In ihrem Datenschutzbericht listet Sokol zahlreiche Beispiele auf, wie in den Jahren 2005 und 2006 in NRW der Datenschutz verletzt wurde – etwa durch Videoüberwachung in Innenstädten oder durch die personalisierte Ticketvergabe bei der Fußball-Weltmeisterschaft. Positiv vermerkte Sokol, dass das Schulministerium die Pläne der Kultusministerkonferenz für eine bundeseinheitliche Schülerdatei gestoppt hat. Sie betonte, dass die Video-Überwachung von Klassenzimmern verboten bleibe.

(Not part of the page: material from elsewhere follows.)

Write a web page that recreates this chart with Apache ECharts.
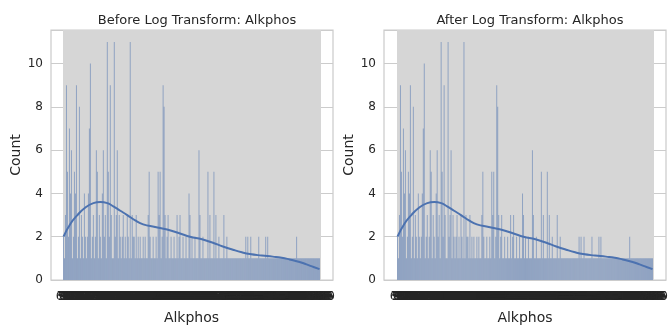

Alarmiert ist die oberste NRW-Datenschützerin durch die geplante Vorratsspeicherung. Wenn Emails, Telefondaten oder Internetbesuche ein halbes Jahr gespeichert würden, entstünde ein „Komplettabbild“ der Bevölkerung. „Wo Datenmengen angehäuft werden, gibt es auch Begehrlichkeiten“, warnte sie. Die entsprechende EU-Richtlinie dürfe nicht umgesetzt werden, bevor der Europäische Gerichtshof darüber befunden hat.

Dass staatliche Stellen den Datenschutz missachten, hat man auch beim Bielefelder Datenschutzverein Foebud registriert. „Der Kontrollwahn von Leuten in verantwortlichen Positionen wird immer größer“, sagte Vorstandsmitglied padeluun der taz. Er kritisierte, dass die Datenschutzbeauftragte nicht gut genug ausgestattet sei. „Sie muss schneller reagieren und auch von sich aus aktiv werden können“, sagte er. „Aber die personelle Ausstattung erlaubt das oft nicht.“ Außerdem sei die NRW-Datenschutzbeauftragte nicht unabhängig genug. Padeluun verweist auf Schleswig-Holstein: Dort ist ein „Unabhängiges Landeszentrum“ für den Datenschutz zuständig, finanziert durch den Haushalt des Parlaments. Als Anstalt des öffentlichen Rechts ist es unabhängig in seiner Personalpolitik. In NRW kommen Datenschützer und Finanzen vom Innenministerium.